Les personnages dans mes peintures sont un peu comme « errants » au beau milieu de leur environnement matériel, je ne sais pas si je souhaite faire passer un message, mais il est sûr que ces peintures sont pour moi l’occasion de réflexions autour d’une certaine quête de sens, parasitée par la masse de ce que l’on produit et consomme.





Quelles sont vos inspirations artistiques, vos influences ?


Elles se trouvent de plus en plus dans des peintures de la fin du 19e siècle ou début 20e, comme les nabis, les fauves. Dans la manière d’aborder les sujets, je me sens proche de la figuration narrative également.


Vous avez commencé par des peintures monumentales dans l’espace public, puis vous avez diversifié votre pratique vers la peinture sur toile en atelier. Expliquez-nous cette évolution dans votre travail et l’influence de l’une et l’autre sur votre pratique ?
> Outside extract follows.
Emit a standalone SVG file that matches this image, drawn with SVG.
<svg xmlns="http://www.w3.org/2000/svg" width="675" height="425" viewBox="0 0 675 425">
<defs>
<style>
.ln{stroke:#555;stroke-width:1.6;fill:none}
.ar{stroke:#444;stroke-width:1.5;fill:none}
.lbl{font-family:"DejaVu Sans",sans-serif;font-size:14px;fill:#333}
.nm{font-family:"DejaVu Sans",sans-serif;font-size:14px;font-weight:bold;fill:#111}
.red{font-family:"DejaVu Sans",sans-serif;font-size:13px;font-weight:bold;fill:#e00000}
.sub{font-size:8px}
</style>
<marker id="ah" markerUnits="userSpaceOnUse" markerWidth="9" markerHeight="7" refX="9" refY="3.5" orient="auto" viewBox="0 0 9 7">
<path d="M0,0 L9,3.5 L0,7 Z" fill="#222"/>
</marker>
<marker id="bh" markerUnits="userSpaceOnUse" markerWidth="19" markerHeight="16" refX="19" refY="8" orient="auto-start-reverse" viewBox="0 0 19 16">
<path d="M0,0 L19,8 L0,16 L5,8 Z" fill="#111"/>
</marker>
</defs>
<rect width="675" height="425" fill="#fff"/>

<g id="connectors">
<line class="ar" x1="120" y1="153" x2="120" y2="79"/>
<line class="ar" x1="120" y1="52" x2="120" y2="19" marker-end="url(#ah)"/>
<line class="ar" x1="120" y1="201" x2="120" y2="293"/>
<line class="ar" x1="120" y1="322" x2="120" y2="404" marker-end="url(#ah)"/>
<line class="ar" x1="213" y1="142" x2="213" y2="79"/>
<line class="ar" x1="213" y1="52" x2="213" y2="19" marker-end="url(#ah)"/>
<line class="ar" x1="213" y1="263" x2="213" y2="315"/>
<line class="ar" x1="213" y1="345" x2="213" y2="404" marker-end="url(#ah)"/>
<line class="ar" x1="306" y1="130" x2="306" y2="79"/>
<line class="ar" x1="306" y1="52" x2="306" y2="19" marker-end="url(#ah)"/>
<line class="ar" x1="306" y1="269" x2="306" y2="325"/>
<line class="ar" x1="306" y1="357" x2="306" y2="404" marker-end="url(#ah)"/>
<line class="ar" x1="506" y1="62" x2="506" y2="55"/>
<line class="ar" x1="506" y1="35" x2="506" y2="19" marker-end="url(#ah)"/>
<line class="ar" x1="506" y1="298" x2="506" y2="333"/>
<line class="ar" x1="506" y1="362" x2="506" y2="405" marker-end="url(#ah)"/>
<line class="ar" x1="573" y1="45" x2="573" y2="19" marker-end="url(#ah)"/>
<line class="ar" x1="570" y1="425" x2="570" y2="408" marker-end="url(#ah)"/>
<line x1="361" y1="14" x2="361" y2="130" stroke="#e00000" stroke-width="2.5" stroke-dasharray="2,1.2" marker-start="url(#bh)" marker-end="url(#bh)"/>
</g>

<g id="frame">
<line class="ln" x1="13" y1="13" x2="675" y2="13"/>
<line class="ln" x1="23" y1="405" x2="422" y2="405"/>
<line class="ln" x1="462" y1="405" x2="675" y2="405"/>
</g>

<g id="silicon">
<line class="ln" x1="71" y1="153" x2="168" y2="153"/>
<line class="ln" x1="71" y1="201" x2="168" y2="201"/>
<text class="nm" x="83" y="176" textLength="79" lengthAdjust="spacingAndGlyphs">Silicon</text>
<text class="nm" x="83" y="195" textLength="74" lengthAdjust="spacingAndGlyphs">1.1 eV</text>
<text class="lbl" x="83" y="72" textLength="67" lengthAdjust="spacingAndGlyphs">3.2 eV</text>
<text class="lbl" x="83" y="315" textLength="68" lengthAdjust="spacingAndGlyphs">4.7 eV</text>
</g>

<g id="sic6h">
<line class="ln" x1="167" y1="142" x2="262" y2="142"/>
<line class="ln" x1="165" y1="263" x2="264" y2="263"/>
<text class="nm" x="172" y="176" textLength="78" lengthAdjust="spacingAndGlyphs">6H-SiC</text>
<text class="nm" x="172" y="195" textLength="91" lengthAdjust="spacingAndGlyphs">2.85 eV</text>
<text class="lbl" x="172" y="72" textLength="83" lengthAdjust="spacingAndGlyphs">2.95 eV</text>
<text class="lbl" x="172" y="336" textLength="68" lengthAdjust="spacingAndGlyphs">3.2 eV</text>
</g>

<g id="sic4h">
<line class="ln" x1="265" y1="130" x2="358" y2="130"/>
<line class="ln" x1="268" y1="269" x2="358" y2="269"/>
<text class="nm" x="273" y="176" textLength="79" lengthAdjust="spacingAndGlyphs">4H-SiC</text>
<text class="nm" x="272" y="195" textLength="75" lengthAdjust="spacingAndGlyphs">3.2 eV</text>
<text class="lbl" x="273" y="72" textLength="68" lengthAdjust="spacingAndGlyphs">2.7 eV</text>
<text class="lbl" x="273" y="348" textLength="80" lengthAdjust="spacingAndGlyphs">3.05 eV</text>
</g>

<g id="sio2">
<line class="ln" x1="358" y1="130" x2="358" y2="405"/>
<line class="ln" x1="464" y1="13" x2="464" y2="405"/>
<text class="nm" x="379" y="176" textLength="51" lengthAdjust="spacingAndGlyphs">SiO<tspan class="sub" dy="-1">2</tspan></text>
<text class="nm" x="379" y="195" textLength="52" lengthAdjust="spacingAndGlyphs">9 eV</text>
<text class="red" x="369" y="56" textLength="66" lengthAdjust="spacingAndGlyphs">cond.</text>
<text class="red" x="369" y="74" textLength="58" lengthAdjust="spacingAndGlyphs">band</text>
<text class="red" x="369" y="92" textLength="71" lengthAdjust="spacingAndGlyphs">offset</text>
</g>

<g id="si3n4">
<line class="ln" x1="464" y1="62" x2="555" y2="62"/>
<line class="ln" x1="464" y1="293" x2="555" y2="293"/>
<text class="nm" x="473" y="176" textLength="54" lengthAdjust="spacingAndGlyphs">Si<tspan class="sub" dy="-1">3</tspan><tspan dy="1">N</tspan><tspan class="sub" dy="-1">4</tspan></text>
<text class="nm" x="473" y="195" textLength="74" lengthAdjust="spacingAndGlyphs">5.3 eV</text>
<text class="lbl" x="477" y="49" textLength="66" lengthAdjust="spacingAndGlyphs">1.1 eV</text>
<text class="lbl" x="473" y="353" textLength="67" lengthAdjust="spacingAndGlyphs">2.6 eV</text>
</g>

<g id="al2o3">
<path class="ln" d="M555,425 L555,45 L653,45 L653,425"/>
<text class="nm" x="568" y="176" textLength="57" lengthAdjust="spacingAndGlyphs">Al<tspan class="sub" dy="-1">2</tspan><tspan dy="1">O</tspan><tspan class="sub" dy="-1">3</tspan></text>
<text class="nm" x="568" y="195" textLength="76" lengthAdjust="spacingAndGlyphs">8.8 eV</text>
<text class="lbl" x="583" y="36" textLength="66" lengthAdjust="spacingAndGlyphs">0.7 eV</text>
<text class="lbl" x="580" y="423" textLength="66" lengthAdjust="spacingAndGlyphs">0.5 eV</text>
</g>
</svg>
Le graffiti a fait de moi un peintre de murs avant tout, les sujets figuratifs qui juxtaposaient les lettres s’y sont mélangés, puis ont fini par s’y substituer et par prendre de l’envergure au fur et à mesure des projets. Travailler en grand et dans l’espace public permet une lecture différente d’une image qui serait anecdotique si elle était présentée en petit et sur un mur blanc. J’ai plus d’aisance à travailler en grand, et c’est pour moi un certain 'challenge' non résolu que d’arriver à restituer la vivacité (tant au niveau visuel que cognitif) d’une peinture à grande échelle sur des formats plus petits. Cette quête guide mon travail aujourd’hui.
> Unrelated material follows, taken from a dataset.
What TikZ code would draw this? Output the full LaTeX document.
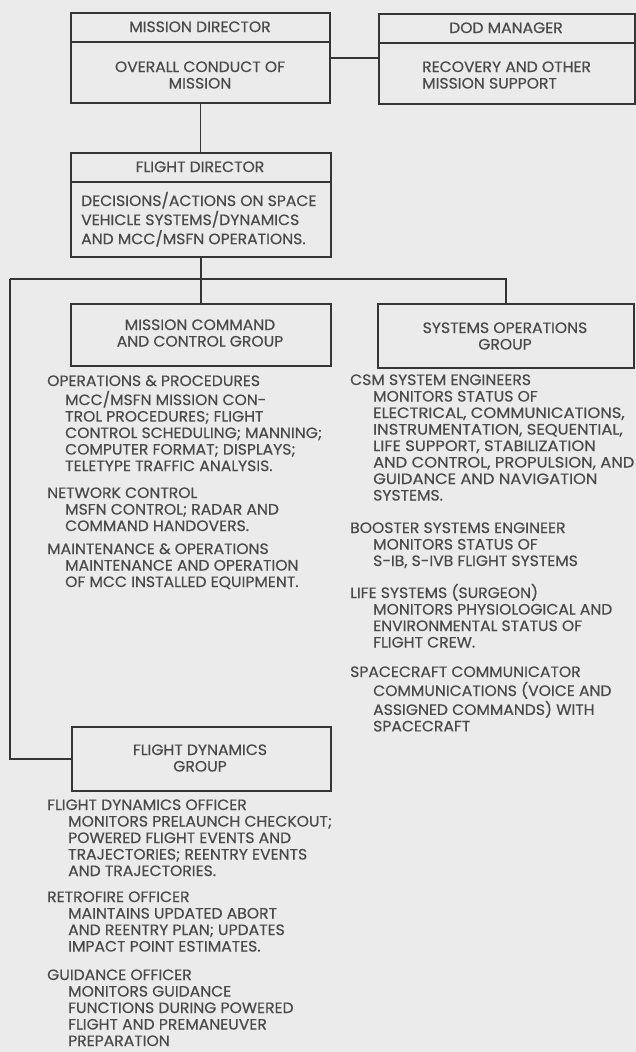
\documentclass[tikz,border=0pt]{standalone}
\usepackage{fontspec}
\setmainfont[FakeStretch=1.04, FakeBold=0.5]{Poppins}
\newfontfamily\widefont[FakeStretch=1.09, FakeBold=0.5]{Poppins}
\definecolor{ink}{HTML}{4A4A4A}
\definecolor{rulecol}{HTML}{353535}
\definecolor{paper}{HTML}{EBEBEB}
\newcommand\chartfont{\fontsize{15}{16.5}\selectfont}
\newcommand\lines[2][l]{\begin{tabular}[t]{@{}#1@{}}#2\end{tabular}}
\newcommand\indL{\hspace*{18pt}}
\newcommand\indR{\hspace*{23pt}}
\newcommand\indF{\hspace*{21pt}}
\tikzset{
  box/.style={draw=rulecol, line width=1.8pt, inner sep=0pt, anchor=north west},
  txt/.style={inner sep=0pt, text=ink, font=\chartfont, anchor=base west},
  ctxt/.style={inner sep=0pt, text=ink, font=\chartfont, anchor=base},
  wire/.style={draw=rulecol, line width=1.8pt},
}
\begin{document}
\begin{tikzpicture}[x=1pt, y=-1pt]
\fill[paper] (0,0) rectangle (636,1052);
\useasboundingbox (0,0) rectangle (636,1052);

% --- Mission director ---
\node[box, minimum width=259pt, minimum height=90pt] (md) at (70,12) {};
\node[ctxt] (mdhead) at (200,32) {MISSION DIRECTOR};
\draw[wire] (md.west |- 0,42) -- (md.east |- 0,42);
\node[ctxt] (mdbody) at (200,72) {\lines[c]{OVERALL CONDUCT OF\\MISSION}};

% --- DOD manager ---
\node[box, minimum width=256pt, minimum height=90pt] (dod) at (378,13) {};
\node[ctxt] (dodhead) at (506,33) {DOD MANAGER};
\draw[wire] (dod.west |- 0,43) -- (dod.east |- 0,43);
\node[txt] (dodbody) at (422,72) {\lines{RECOVERY AND OTHER\\MISSION SUPPORT}};

% --- Flight director ---
\node[box, minimum width=260pt, minimum height=104pt] (fd) at (70,152) {};
\node[ctxt] (fdhead) at (200,172) {FLIGHT DIRECTOR};
\draw[wire] (fd.west |- 0,182) -- (fd.east |- 0,182);
\node[txt] (fdbody) at (81,206) {\lines{DECISIONS/ACTIONS ON SPACE\\VEHICLE SYSTEMS/DYNAMICS\\AND MCC/MSFN OPERATIONS.}};

% --- Groups ---
\node[box, minimum width=260pt, minimum height=62pt] (mcc) at (70,303) {};
\node[ctxt] (mcctext) at (200,330) {\lines[c]{MISSION COMMAND\\AND CONTROL GROUP}};

\node[box, minimum width=256pt, minimum height=64pt] (sys) at (377,303) {};
\node[ctxt] (systext) at (505,333) {\lines[c]{SYSTEMS OPERATIONS\\GROUP}};

\node[box, minimum width=259pt, minimum height=64pt] (fdg) at (71,726) {};
\node[ctxt] (fdgtext) at (200,755) {\lines[c]{FLIGHT DYNAMICS\\GROUP}};

% --- Connectors ---
\coordinate (jl) at (10,279);
\coordinate (jr) at (506,279);
\draw[wire] (md.east) -- (md.east -| dod.west);
\draw[wire] (md.south) -- (md.south |- fd.north);
\draw[wire] (fd.south) -- (fd.south |- mcc.north);
\draw[wire] (jl) -- (jr) -- (jr |- sys.north);
\draw[wire] (jl) -- (jl |- fdg.west) -- (fdg.west);

% --- Mission command and control group duties ---
\node[txt] (opsproc) at (47,386) {\lines{OPERATIONS \& PROCEDURES\\
  \indL MCC/MSFN MISSION CON-\\
  \indL TROL PROCEDURES; FLIGHT\\
  \indL CONTROL SCHEDULING; MANNING;\\
  \indL COMPUTER FORMAT; DISPLAYS;\\
  \indL TELETYPE TRAFFIC ANALYSIS.}};
\node[txt] (netctl) at (47,498) {\lines{NETWORK CONTROL\\
  \indL MSFN CONTROL; RADAR AND\\
  \indL COMMAND HANDOVERS.}};
\node[txt] (maint) at (47,554) {\lines{MAINTENANCE \& OPERATIONS\\
  \indL MAINTENANCE AND OPERATION\\
  \indL OF MCC INSTALLED EQUIPMENT.}};

% --- Systems operations group duties ---
\node[txt] (csm) at (350,385) {\lines{CSM SYSTEM ENGINEERS\\
  \indR MONITORS STATUS OF\\
  \indR {\widefont ELECTRICAL, COMMUNICATIONS,}\\
  \indR {\widefont INSTRUMENTATION, SEQUENTIAL,}\\
  \indR {\widefont LIFE SUPPORT, STABILIZATION}\\
  \indR {\widefont AND CONTROL, PROPULSION, AND}\\
  \indR {\widefont GUIDANCE AND NAVIGATION}\\
  \indR SYSTEMS.}};
\node[txt] (booster) at (350,533) {\lines{BOOSTER SYSTEMS ENGINEER\\
  \indR MONITORS STATUS OF\\
  \indR S-IB, S-IVB FLIGHT SYSTEMS}};
\node[txt] (surgeon) at (350,598) {\lines{LIFE SYSTEMS (SURGEON)\\
  \indR MONITORS PHYSIOLOGICAL AND\\
  \indR ENVIRONMENTAL STATUS OF\\
  \indR FLIGHT CREW.}};
\node[txt] (capcom) at (350,677) {\lines{SPACECRAFT COMMUNICATOR\\
  \indR COMMUNICATIONS (VOICE AND\\
  \indR ASSIGNED COMMANDS) WITH\\
  \indR SPACECRAFT}};

% --- Flight dynamics group duties ---
\node[txt] (fido) at (47,810) {\lines{FLIGHT DYNAMICS OFFICER\\
  \indF MONITORS PRELAUNCH CHECKOUT;\\
  \indF POWERED FLIGHT EVENTS AND\\
  \indF TRAJECTORIES; REENTRY EVENTS\\
  \indF AND TRAJECTORIES.}};
\node[txt] (retro) at (47,902) {\lines{RETROFIRE OFFICER\\
  \indF MAINTAINS UPDATED ABORT\\
  \indF AND REENTRY PLAN; UPDATES\\
  \indF IMPACT POINT ESTIMATES.}};
\node[txt] (guido) at (47,980) {\lines{GUIDANCE OFFICER\\
  \indF MONITORS GUIDANCE\\
  \indF FUNCTIONS DURING POWERED\\
  \indF FLIGHT AND PREMANEUVER\\
  \indF PREPARATION}};
\end{tikzpicture}
\end{document}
La Roche-sur-Yon, France © Matthieu Pommier


Bordeaux, France © Matthieu Pommier


Dans le cadre de votre résidence actuelle au sein de la pépinière L’annexe b, vous avez participé au projet « l’annexothèque », dispositif de prêt d’oeuvres destiné aux particuliers et aux habitants du quartier du Grand Parc à Bordeaux. Pouvez-vous nous expliquer votre démarche dans ce projet et l’interaction qui a pu se créer avec le public ?
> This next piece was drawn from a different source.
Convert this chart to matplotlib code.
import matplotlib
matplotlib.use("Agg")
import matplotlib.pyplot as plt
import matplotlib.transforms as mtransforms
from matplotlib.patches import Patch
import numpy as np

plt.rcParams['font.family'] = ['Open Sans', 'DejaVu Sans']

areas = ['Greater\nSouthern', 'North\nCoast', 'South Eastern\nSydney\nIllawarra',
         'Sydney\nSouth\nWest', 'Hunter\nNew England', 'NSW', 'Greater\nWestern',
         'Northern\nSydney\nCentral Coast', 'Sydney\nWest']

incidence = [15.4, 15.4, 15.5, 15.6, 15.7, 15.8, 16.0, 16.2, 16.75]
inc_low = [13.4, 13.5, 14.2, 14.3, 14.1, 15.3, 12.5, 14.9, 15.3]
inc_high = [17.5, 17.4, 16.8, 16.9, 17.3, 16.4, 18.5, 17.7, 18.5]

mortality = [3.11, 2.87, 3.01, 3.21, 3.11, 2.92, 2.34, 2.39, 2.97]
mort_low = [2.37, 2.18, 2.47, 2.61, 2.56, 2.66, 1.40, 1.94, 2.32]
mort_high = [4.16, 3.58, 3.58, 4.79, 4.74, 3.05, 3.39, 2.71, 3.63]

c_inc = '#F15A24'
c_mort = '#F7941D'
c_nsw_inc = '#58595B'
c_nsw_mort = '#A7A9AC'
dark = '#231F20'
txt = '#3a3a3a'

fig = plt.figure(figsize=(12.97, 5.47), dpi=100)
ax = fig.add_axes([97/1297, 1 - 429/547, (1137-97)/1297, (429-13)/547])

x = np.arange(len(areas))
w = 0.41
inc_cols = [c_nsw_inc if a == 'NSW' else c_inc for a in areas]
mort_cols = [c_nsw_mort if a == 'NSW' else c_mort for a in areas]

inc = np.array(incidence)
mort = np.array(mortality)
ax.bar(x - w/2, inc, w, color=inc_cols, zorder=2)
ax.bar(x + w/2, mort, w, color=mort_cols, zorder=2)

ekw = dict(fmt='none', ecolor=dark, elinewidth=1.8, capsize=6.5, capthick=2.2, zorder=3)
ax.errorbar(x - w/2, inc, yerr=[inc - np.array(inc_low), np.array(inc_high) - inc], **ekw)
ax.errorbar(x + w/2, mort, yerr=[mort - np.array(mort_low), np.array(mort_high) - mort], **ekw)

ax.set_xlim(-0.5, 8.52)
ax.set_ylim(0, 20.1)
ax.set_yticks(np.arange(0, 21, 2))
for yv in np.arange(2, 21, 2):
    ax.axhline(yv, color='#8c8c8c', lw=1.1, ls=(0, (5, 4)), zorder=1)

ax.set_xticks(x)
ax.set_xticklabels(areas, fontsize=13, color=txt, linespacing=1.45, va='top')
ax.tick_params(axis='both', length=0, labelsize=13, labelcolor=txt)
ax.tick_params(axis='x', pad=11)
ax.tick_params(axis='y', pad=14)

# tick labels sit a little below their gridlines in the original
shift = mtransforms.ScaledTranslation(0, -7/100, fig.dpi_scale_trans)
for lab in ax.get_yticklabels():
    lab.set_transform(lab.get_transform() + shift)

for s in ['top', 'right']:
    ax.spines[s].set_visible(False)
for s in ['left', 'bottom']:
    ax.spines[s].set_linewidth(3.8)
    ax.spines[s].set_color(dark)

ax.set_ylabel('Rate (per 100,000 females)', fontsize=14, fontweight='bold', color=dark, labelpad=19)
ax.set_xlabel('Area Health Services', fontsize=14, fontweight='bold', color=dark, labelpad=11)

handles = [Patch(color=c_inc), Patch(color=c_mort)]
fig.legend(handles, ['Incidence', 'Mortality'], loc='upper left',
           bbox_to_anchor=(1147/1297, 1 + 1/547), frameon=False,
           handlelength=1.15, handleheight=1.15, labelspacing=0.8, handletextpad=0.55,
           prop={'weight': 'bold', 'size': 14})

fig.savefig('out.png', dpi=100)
N’ayant pas de tableaux à prêter, j’ai trouvé plus judicieux de proposer des peintures, format petit tableau, et réalisées à même les murs des habitants du quartier (Grand Parc à Bordeaux), à titre gratuit. Cela me permet justement d’expérimenter des manière de peindre en petit très rapidement, puisque je reste environ deux heures chez la personne. Ce sont en quelques sortes des études in situ. J’y vois un certain pont avec les petites interventions de rue que j’ai pu faire par le passé. Mon travail d’atelier étant de plus en plus prégnant, j’y vois une transition logique de l’extérieur vers l’intérieur, tout en continuant de proposer des travaux gratuits. Il me semble important pour un artiste, au-delà des voyages et expositions loin de chez lui, d’avoir un rôle de proximité, que sa présence influe sur son environnement direct. Dans le cadre de ce projet je choisis des images simples, qui me semble entrer en résonance avec le lieu de vie des personnes chez qui je me rends. Le projet n’en est qu’à son commencement. J’aimerais multiplier ces interventions pour dresser une sorte de « portrait du quartier » en documentant les intérieurs et leur agencement, des personnalités diverses … La peinture est ici presque un prétexte, l’important réside dans les rencontres créées, le moment d’échange pendant la réalisation, et la surprise d’une nouvelle image qui va vivre avec les participants aussi longtemps qu’ils décident de la conserver, ou de déménager. Cette démarche s’inscrit dans un temps relativement long, c’est un fil rouge que je souhaite mener en parallèle de la préparation d’expositions et autres projets. J’espère qu’elle aboutira, sans vraiment savoir quelle en sera la finalité.



Quartier du Grand Parc, Bordeaux, France © Matthieu Pommier


Vous avez participé à des projets éphémères et pérennes dans différentes villes du monde . Selon vous, en quoi l’art dans l’espace public permet t’il de créer de nouvelles synergies ?


J’essaye de ne pas arriver avec un plan définitif de ce que je vais réaliser dans ce cas de figure. Il m’importe de prendre quelques heures ou quelques jours pour arpenter les lieux, rencontrer des personnes, dessiner sur place. Le résultat doit être la synthèse de ce qui a été ressenti à mon arrivée, l’instantané d’une rencontre entre un artiste, une position géographique et ceux qui y vivent.

J’aime aussi que le résultat puisse être interprété par les habitants, qu’il n’y ai pas un message trop évident. Les réactions suscitées ne sont bien évidemment pas toujours positives, mais l’important est qu’un dialogue, voire un débat se crée, autour d’une oeuvre et de l’espace visuel qu’elle occupe.



Cité Frugès - Le Corbusier, Pessac, France © Matthieu Pommier


Bordeaux, France © Matthieu Pommier


Quels sont vos projets à venir ?


Je travaille actuellement sur plusieurs interventions privées et publiques en France, à la réalisation de sérigraphies et autres tirages imprimés (domaine que j’ai peu exploré jusqu’ici) et j'amorce la préparation d’une exposition qui ouvrira ses portes à la galerie Le Feuvre et Roze à Paris fin 2023.